Souha Bechara, Lebanese Resistance Fighter and Ex-Political Prisoner, Expelled from Greece To Lebanon

Souha Bechara, a Lebanese resistance fighter, former political prisoner and communist militant, was arrested while going from Beirut to Switzerland via Athens. She was detained for several hours and expelled towards Lebanon, on the grounds that she represented a “threat to national security” of “European countries”. 

Souha Bechara is an extremely popular personality in Lebanon. She joined the Lebanese resistance in 1986 by fighting against the occupation of South Lebanon by the Israeli army and its Lebanese mercenaries of the Army of South Lebanon (ALS). In 1988, Bechara received the mission of shooting the ALS commander, fascist Antoine Lahhad. She seriously injured him with two bullets in the jaw and arm. As a result, she was tortured with electric shocks for three months in the notorious Khiam prison, run by SLA on behalf of the Israeli secret services. She was held there for 10 years in a tiny cell.

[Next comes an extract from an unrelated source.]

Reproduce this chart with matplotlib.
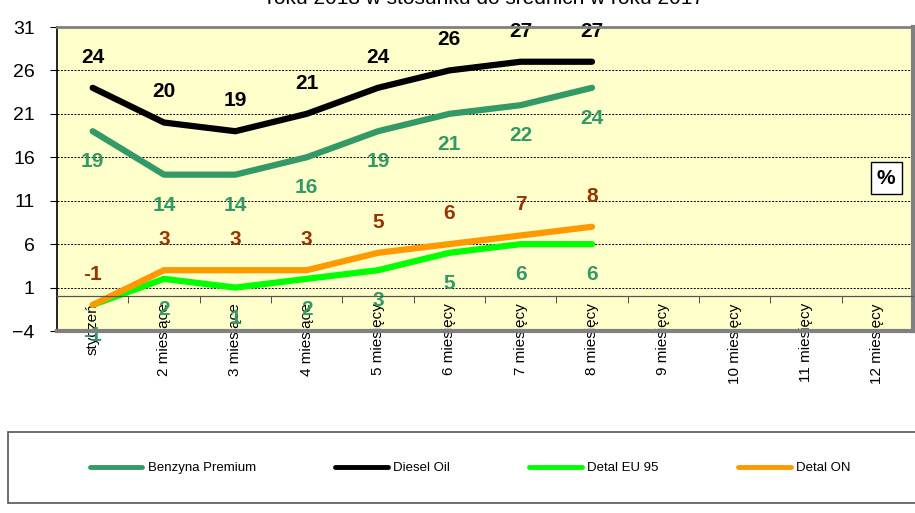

Released and returned to the Red Cross on September 1, 1998 (photo), after a campaign of international pressures, she was welcomed as a heroine in Beirut. After her release, she spent time and studied in France, then settled in Switzerland, where she got married and had two children. This ban on entry into the Schengen area is an integral part of the European Union escalation against the Palestinian and Arab resistance.